Aim of the task:
Every line below should be copied exactly; drop the pictures.

Supplied data:
========================================

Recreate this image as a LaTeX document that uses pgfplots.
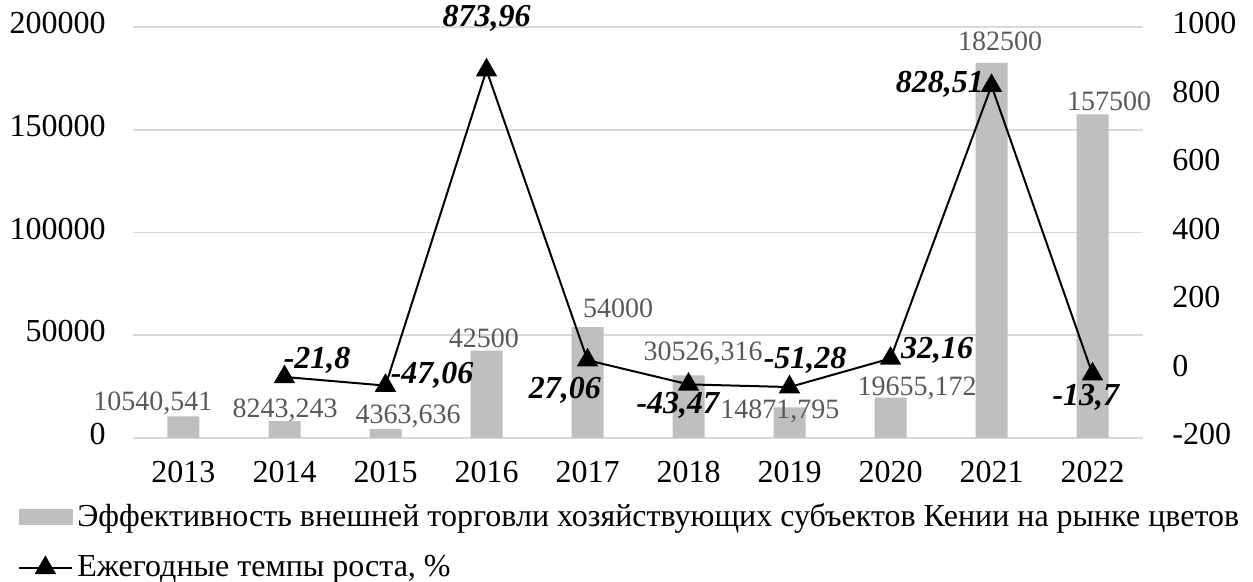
\documentclass[border=0pt]{standalone}
\usepackage{pgfplots}
\pgfplotsset{compat=1.18}
\usepackage{pgfplotstable}
\usepackage{fontspec}
\setmainfont{Liberation Serif}
\definecolor{barg}{HTML}{BFBFBF}
\definecolor{labg}{HTML}{595959}
\definecolor{gridg}{HTML}{D9D9D9}

\pgfplotstableread{
x y lab dx dy
0 10540.541 10540,541 -15.3 6.3
1 8243.243 8243,243 0.3 5
2 4363.636 4363,636 11.3 6
3 42500 42500 -1.3 4.9
4 54000 54000 15.3 8
5 30526.316 30526,316 7.3 10.7
6 14871.795 14871,795 -4.8 -2.3
7 19655.172 19655,172 13.3 4.3
8 182500 182500 4.3 9.5
9 157500 157500 8.3 5.2
}\bars

\pgfplotstableread{
x y lab dx dy
1 -21.8 -21,8 16.3 7.5
2 -47.06 -47,06 23.3 4.3
3 873.96 873,96 0 25
4 27.06 27,06 -11.3 -15.9
5 -43.47 -43,47 -5.3 -11.3
6 -51.28 -51,28 7.8 12.5
7 32.16 32,16 23.3 3.3
8 828.51 828,51 -25.8 0
9 -13.7 -13,7 -3.3 -12.5
}\growth

\newcommand\tickfont{\fontsize{16}{18.5}\selectfont}

\begin{document}
\begin{tikzpicture}
\begin{axis}[
  name=ax,
  width=505pt, height=205.5pt, scale only axis,
  xmin=-0.5, xmax=9.5, ymin=0, ymax=200000,
  xtick={0,...,9},
  xticklabels={2013,2014,2015,2016,2017,2018,2019,2020,2021,2022},
  ytick={0,50000,100000,150000,200000},
  axis line style={draw=none},
  major tick length=0pt,
  ymajorgrids, grid style={gridg, line width=0.9pt},
  scaled y ticks=false,
  /pgf/number format/fixed, /pgf/number format/1000 sep={},
  /pgf/number format/assume math mode=true,
  tick label style={font=\tickfont, inner sep=0pt, text height=0.66em, text depth=0pt},
  yticklabel style={xshift=-13.5pt},
  xticklabel style={yshift=-15.5pt},
]
\addplot[ybar, bar width=16pt, fill=barg, draw=none,
  point meta=explicit symbolic,
  nodes near coords,
  visualization depends on={\thisrow{dx} \as \dx},
  visualization depends on={\thisrow{dy} \as \dy},
  every node near coord/.append style={anchor=center, xshift=\dx pt, yshift=\dy pt,
     font=\fontsize{14}{16}\selectfont, text=labg, inner sep=0pt, text height=0.66em, text depth=0pt},
] table[x=x, y=y, meta=lab] {\bars};
\end{axis}

\begin{axis}[
  width=505pt, height=205.5pt, scale only axis,
  xmin=-0.5, xmax=9.5, ymin=-200, ymax=1000,
  ytick={-200,0,200,400,600,800,1000},
  axis y line*=right, axis x line=none,
  axis line style={draw=none},
  major tick length=0pt,
  /pgf/number format/fixed, /pgf/number format/1000 sep={},
  /pgf/number format/assume math mode=true,
  tick label style={font=\tickfont, inner sep=0pt, text height=0.66em, text depth=0pt},
  yticklabel style={xshift=14.5pt},
  legend cell align=left,
  legend style={at={(-0.1139,-0.1493)}, anchor=north west, draw=none, fill=none,
    font=\tickfont, row sep=9pt, inner sep=0pt},
]
\addlegendimage{legend image code/.code={\fill[barg] (0pt,-3.75pt) rectangle (26.5pt,3.75pt);}}
\addlegendentry{Эффективность внешней торговли хозяйствующих субъектов Кении на рынке цветов}
\addplot[black, line width=1pt, mark=triangle*, mark size=5.2pt, mark options={solid, fill=black},
  point meta=explicit symbolic,
  nodes near coords,
  visualization depends on={\thisrow{dx} \as \dx},
  visualization depends on={\thisrow{dy} \as \dy},
  every node near coord/.append style={anchor=center, xshift=\dx pt, yshift=\dy pt,
     font=\fontsize{16}{18}\selectfont\bfseries\itshape, text=black, inner sep=0pt, text height=0.66em, text depth=0pt},
  legend image code/.code={\draw[black, line width=1pt] (0pt,0pt)--(26.5pt,0pt);
     \draw[black, fill=black] plot[mark=triangle*, mark size=5.2pt] coordinates {(13pt,0pt)};},
] table[x=x, y=y, meta=lab] {\growth};
\addlegendentry{Ежегодные темпы роста, \%}
\end{axis}
\pgfresetboundingbox
\path ([shift={(-66.5pt,-72pt)}]ax.south west) rectangle ++(626.5pt,291pt);
\end{tikzpicture}
\end{document}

========================================

Result for this task:
Recreate this image as a LaTeX document that uses pgfplots.
\documentclass[border=0pt]{standalone}
\usepackage{pgfplots}
\pgfplotsset{compat=1.18}
\usepackage{pgfplotstable}
\usepackage{fontspec}
\setmainfont{Liberation Serif}
\definecolor{barg}{HTML}{BFBFBF}
\definecolor{labg}{HTML}{595959}
\definecolor{gridg}{HTML}{D9D9D9}

\pgfplotstableread{
x y lab dx dy
0 10540.541 10540,541 -15.3 6.3
1 8243.243 8243,243 0.3 5
2 4363.636 4363,636 11.3 6
3 42500 42500 -1.3 4.9
4 54000 54000 15.3 8
5 30526.316 30526,316 7.3 10.7
6 14871.795 14871,795 -4.8 -2.3
7 19655.172 19655,172 13.3 4.3
8 182500 182500 4.3 9.5
9 157500 157500 8.3 5.2
}\bars

\pgfplotstableread{
x y lab dx dy
1 -21.8 -21,8 16.3 7.5
2 -47.06 -47,06 23.3 4.3
3 873.96 873,96 0 25
4 27.06 27,06 -11.3 -15.9
5 -43.47 -43,47 -5.3 -11.3
6 -51.28 -51,28 7.8 12.5
7 32.16 32,16 23.3 3.3
8 828.51 828,51 -25.8 0
9 -13.7 -13,7 -3.3 -12.5
}\growth

\newcommand\tickfont{\fontsize{16}{18.5}\selectfont}

\begin{document}
\begin{tikzpicture}
\begin{axis}[
  name=ax,
  width=505pt, height=205.5pt, scale only axis,
  xmin=-0.5, xmax=9.5, ymin=0, ymax=200000,
  xtick={0,...,9},
  xticklabels={2013,2014,2015,2016,2017,2018,2019,2020,2021,2022},
  ytick={0,50000,100000,150000,200000},
  axis line style={draw=none},
  major tick length=0pt,
  ymajorgrids, grid style={gridg, line width=0.9pt},
  scaled y ticks=false,
  /pgf/number format/fixed, /pgf/number format/1000 sep={},
  /pgf/number format/assume math mode=true,
  tick label style={font=\tickfont, inner sep=0pt, text height=0.66em, text depth=0pt},
  yticklabel style={xshift=-13.5pt},
  xticklabel style={yshift=-15.5pt},
]
\addplot[ybar, bar width=16pt, fill=barg, draw=none,
  point meta=explicit symbolic,
  nodes near coords,
  visualization depends on={\thisrow{dx} \as \dx},
  visualization depends on={\thisrow{dy} \as \dy},
  every node near coord/.append style={anchor=center, xshift=\dx pt, yshift=\dy pt,
     font=\fontsize{14}{16}\selectfont, text=labg, inner sep=0pt, text height=0.66em, text depth=0pt},
] table[x=x, y=y, meta=lab] {\bars};
\end{axis}

\begin{axis}[
  width=505pt, height=205.5pt, scale only axis,
  xmin=-0.5, xmax=9.5, ymin=-200, ymax=1000,
  ytick={-200,0,200,400,600,800,1000},
  axis y line*=right, axis x line=none,
  axis line style={draw=none},
  major tick length=0pt,
  /pgf/number format/fixed, /pgf/number format/1000 sep={},
  /pgf/number format/assume math mode=true,
  tick label style={font=\tickfont, inner sep=0pt, text height=0.66em, text depth=0pt},
  yticklabel style={xshift=14.5pt},
  legend cell align=left,
  legend style={at={(-0.1139,-0.1493)}, anchor=north west, draw=none, fill=none,
    font=\tickfont, row sep=9pt, inner sep=0pt},
]
\addlegendimage{legend image code/.code={\fill[barg] (0pt,-3.75pt) rectangle (26.5pt,3.75pt);}}
\addlegendentry{Эффективность внешней торговли хозяйствующих субъектов Кении на рынке цветов}
\addplot[black, line width=1pt, mark=triangle*, mark size=5.2pt, mark options={solid, fill=black},
  point meta=explicit symbolic,
  nodes near coords,
  visualization depends on={\thisrow{dx} \as \dx},
  visualization depends on={\thisrow{dy} \as \dy},
  every node near coord/.append style={anchor=center, xshift=\dx pt, yshift=\dy pt,
     font=\fontsize{16}{18}\selectfont\bfseries\itshape, text=black, inner sep=0pt, text height=0.66em, text depth=0pt},
  legend image code/.code={\draw[black, line width=1pt] (0pt,0pt)--(26.5pt,0pt);
     \draw[black, fill=black] plot[mark=triangle*, mark size=5.2pt] coordinates {(13pt,0pt)};},
] table[x=x, y=y, meta=lab] {\growth};
\addlegendentry{Ежегодные темпы роста, \%}
\end{axis}
\pgfresetboundingbox
\path ([shift={(-66.5pt,-72pt)}]ax.south west) rectangle ++(626.5pt,291pt);
\end{tikzpicture}
\end{document}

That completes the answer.